Figure 7: The sub-basins used in this study for (A) objective 1 (low-human impact watersheds) and (B) objective 2 (most downstream gauges) are highlighted with their colored delineated shape. Blue shapes indicate subbasins used for calibration and red shapes indicate validation basins. The Lake Erie watershed is shown as reference as a light gray shaded area. (C) The 15 km gridded forcing data are shown for one point in time (Jan 1, 2012 6pm UTC). (D) Some models processed the gridded forcings into, for example, lumped forcings per subbasin..

Data to calibrate and validate models

Objective 1: Modelling Every Location of Lake Erie Watershed (naturalized monitoring points)

Lake Erie domain

Objective #1 used only stations monitoring daily discharge of naturalized watersheds. This is in total 15 Canadian and 13 US American stations (gauge info (cal) and gauge info (val)).

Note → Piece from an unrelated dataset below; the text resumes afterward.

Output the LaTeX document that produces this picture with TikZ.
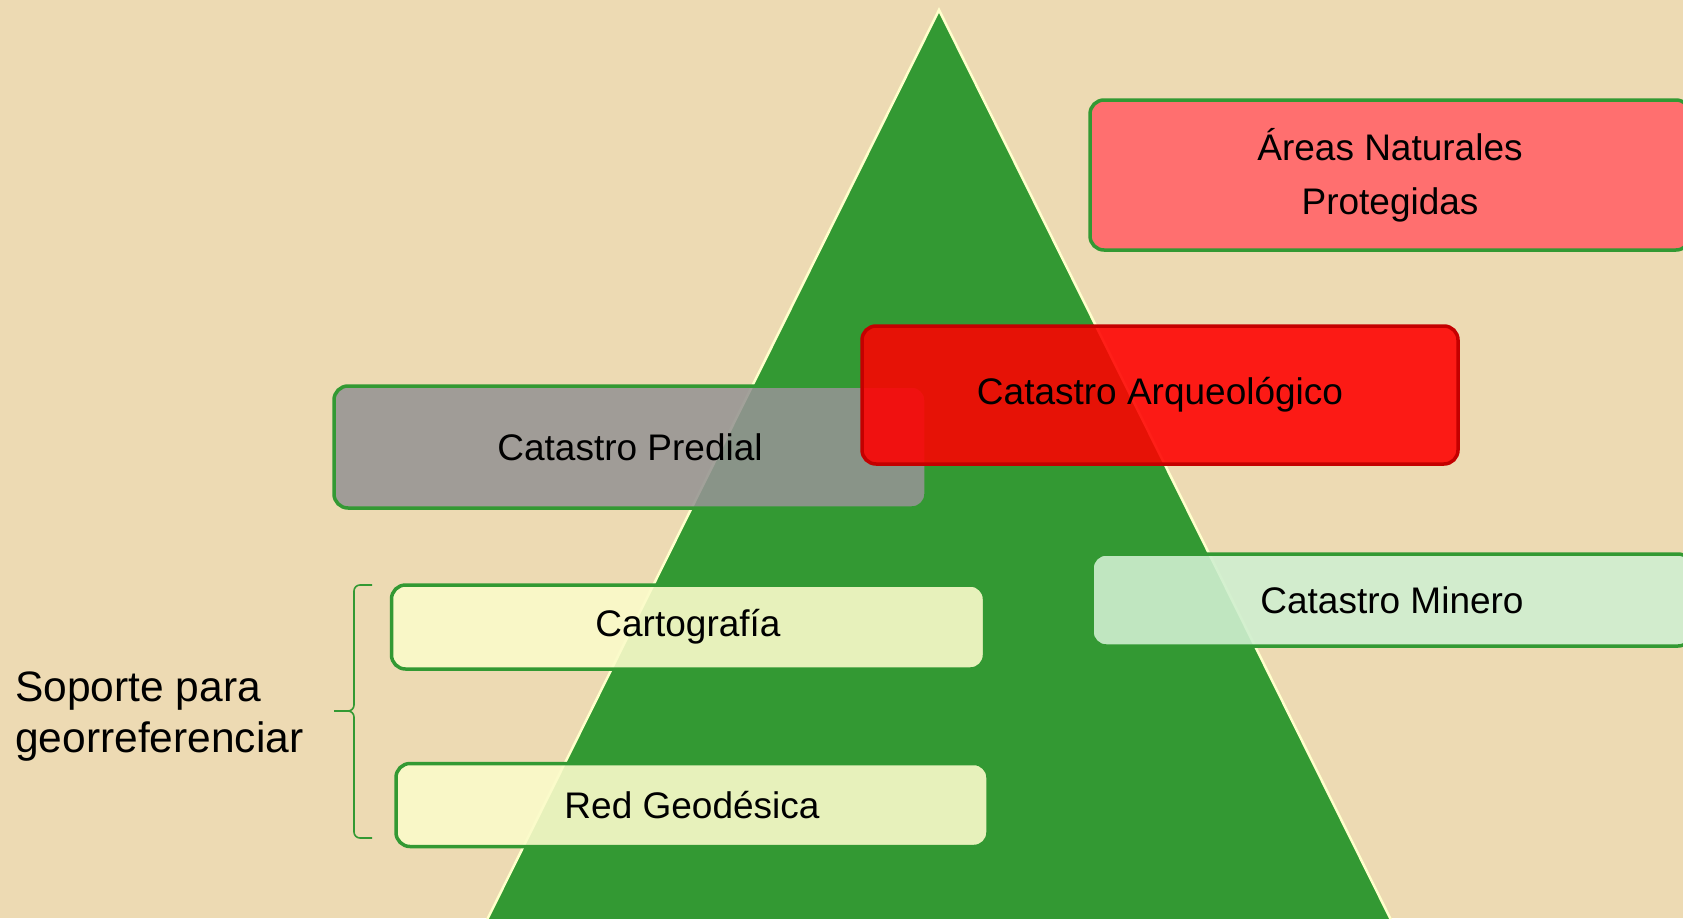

The data are available in the raw data format (csv/txt (cal)/csv/txt (val)) and in NetCDF (cal)/NetCDF (val) format. The latter one includes a conversion of all data into [m3/s] and a merging of all data and their metadata into one single NetCDF file.

Figure 8: Daily discharge data for all gauging stations of Lake Erie watershed including Lake St Clair of objective #1 for the period of 2010 to 2014 (GRIP-E study).

Objective 2: Modelling only inflows to Lake Erie watershed

Lake Erie domain

Objective #2 is focussing only on getting the inflows to Lake Erie correct. Therefore stations of either naturalized or managed watersheds are used. Only the most downstream gauging stations are considered here. This is 10 Canadian and 21 US American stations (gauge info (cal) and gauge info (val)).

The data are available in the raw data format (csv/txt (cal)/csv/txt (val)) and in NetCDF (cal)/NetCDF (val) format. The latter one includes a conversion of all data into [m3/s] and a merging of all data and their metadata into one single NetCDF file.

Figure 9: Daily discharge data for all gauging stations of objective #2 for the period of 2010 to 2014.